= Exercise details =
Output the line that holds "Write a Python", the line that holds "c_text = '#404040'", and every line between them, exactly, but none of the pictures.

= Material for this task =
+ + +
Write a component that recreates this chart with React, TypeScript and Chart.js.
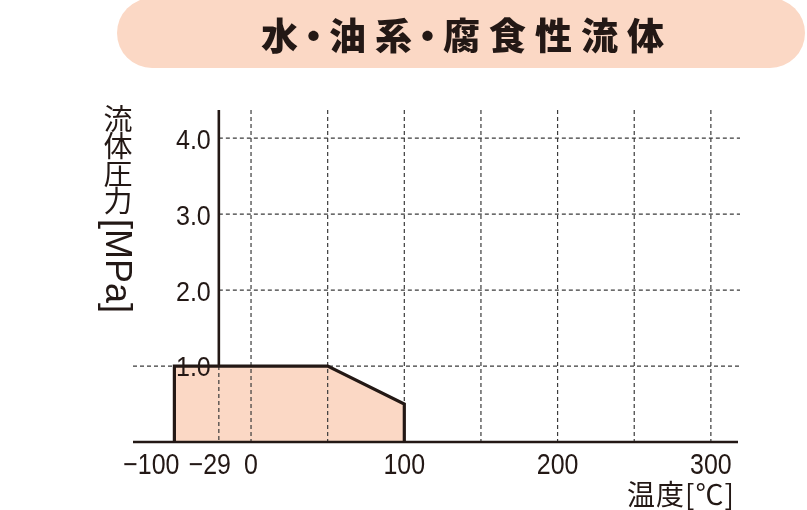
+ + +
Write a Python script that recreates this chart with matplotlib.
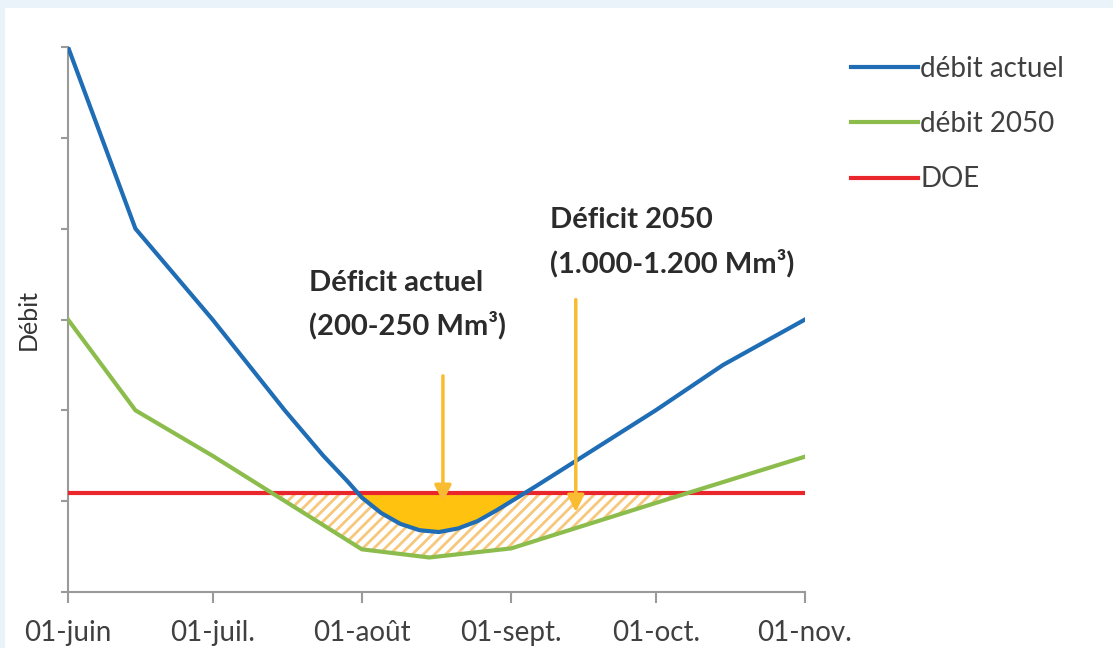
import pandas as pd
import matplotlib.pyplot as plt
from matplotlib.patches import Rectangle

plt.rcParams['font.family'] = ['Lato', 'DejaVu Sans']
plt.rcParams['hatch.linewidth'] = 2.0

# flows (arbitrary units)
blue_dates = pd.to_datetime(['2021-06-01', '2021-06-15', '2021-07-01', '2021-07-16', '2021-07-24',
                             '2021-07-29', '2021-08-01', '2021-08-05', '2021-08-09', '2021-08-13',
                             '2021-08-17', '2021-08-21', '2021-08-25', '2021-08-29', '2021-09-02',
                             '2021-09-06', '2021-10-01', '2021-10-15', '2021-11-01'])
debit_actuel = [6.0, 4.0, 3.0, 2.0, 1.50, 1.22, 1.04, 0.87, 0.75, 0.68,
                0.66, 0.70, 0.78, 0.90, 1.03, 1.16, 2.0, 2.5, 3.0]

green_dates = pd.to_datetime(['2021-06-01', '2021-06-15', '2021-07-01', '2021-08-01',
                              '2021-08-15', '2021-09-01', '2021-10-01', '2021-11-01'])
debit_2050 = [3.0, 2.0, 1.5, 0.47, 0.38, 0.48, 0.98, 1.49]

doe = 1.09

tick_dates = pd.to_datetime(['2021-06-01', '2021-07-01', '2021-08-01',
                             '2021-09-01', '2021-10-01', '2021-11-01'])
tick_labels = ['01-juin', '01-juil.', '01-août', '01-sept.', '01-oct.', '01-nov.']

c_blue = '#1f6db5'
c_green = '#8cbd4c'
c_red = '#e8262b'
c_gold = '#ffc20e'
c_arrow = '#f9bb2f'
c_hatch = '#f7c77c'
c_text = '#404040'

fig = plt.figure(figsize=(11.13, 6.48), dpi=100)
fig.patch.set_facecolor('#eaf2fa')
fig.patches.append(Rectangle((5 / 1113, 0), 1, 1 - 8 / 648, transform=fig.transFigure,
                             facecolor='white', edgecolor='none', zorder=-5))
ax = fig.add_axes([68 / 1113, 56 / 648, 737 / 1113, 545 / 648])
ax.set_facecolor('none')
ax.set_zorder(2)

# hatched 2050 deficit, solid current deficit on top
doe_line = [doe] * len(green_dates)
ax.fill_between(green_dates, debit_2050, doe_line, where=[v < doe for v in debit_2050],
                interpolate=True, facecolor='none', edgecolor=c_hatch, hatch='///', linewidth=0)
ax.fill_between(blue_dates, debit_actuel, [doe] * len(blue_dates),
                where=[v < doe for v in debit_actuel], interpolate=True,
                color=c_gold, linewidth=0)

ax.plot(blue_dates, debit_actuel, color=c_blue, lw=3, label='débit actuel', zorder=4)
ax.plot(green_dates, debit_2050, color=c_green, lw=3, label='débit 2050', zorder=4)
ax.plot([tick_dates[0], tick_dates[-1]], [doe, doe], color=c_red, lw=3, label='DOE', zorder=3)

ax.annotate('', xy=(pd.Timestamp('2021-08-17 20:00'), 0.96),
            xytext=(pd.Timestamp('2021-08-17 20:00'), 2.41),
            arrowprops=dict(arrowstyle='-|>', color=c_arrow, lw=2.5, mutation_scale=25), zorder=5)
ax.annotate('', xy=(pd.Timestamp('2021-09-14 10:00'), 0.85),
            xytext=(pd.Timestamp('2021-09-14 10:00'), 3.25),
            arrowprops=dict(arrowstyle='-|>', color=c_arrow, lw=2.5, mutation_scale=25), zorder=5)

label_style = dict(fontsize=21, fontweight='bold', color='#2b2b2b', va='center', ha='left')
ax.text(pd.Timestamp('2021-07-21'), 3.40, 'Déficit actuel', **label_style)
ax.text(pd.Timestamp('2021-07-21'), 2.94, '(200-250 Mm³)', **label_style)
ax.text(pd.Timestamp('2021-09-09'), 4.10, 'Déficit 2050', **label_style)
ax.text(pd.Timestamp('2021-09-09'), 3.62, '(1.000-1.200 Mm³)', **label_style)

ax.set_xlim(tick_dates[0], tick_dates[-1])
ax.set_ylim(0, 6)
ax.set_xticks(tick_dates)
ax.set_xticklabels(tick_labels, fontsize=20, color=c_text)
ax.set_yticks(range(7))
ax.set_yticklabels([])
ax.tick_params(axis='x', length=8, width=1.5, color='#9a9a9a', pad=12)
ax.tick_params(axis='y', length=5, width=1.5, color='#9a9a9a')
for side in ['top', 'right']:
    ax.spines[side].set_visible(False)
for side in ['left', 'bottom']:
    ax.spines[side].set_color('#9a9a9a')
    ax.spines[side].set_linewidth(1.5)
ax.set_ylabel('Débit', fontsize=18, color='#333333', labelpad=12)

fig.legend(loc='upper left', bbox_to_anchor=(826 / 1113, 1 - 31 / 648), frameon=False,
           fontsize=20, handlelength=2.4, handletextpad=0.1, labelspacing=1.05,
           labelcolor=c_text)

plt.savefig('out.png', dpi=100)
+ + +
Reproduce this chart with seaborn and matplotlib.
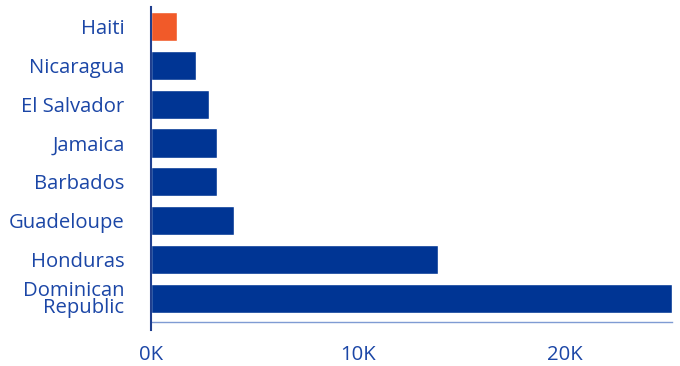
+ + +
= Reply =
Write a Python script that recreates this chart with matplotlib.
import pandas as pd
import matplotlib.pyplot as plt
from matplotlib.patches import Rectangle

plt.rcParams['font.family'] = ['Lato', 'DejaVu Sans']
plt.rcParams['hatch.linewidth'] = 2.0

# flows (arbitrary units)
blue_dates = pd.to_datetime(['2021-06-01', '2021-06-15', '2021-07-01', '2021-07-16', '2021-07-24',
                             '2021-07-29', '2021-08-01', '2021-08-05', '2021-08-09', '2021-08-13',
                             '2021-08-17', '2021-08-21', '2021-08-25', '2021-08-29', '2021-09-02',
                             '2021-09-06', '2021-10-01', '2021-10-15', '2021-11-01'])
debit_actuel = [6.0, 4.0, 3.0, 2.0, 1.50, 1.22, 1.04, 0.87, 0.75, 0.68,
                0.66, 0.70, 0.78, 0.90, 1.03, 1.16, 2.0, 2.5, 3.0]

green_dates = pd.to_datetime(['2021-06-01', '2021-06-15', '2021-07-01', '2021-08-01',
                              '2021-08-15', '2021-09-01', '2021-10-01', '2021-11-01'])
debit_2050 = [3.0, 2.0, 1.5, 0.47, 0.38, 0.48, 0.98, 1.49]

doe = 1.09

tick_dates = pd.to_datetime(['2021-06-01', '2021-07-01', '2021-08-01',
                             '2021-09-01', '2021-10-01', '2021-11-01'])
tick_labels = ['01-juin', '01-juil.', '01-août', '01-sept.', '01-oct.', '01-nov.']

c_blue = '#1f6db5'
c_green = '#8cbd4c'
c_red = '#e8262b'
c_gold = '#ffc20e'
c_arrow = '#f9bb2f'
c_hatch = '#f7c77c'
c_text = '#404040'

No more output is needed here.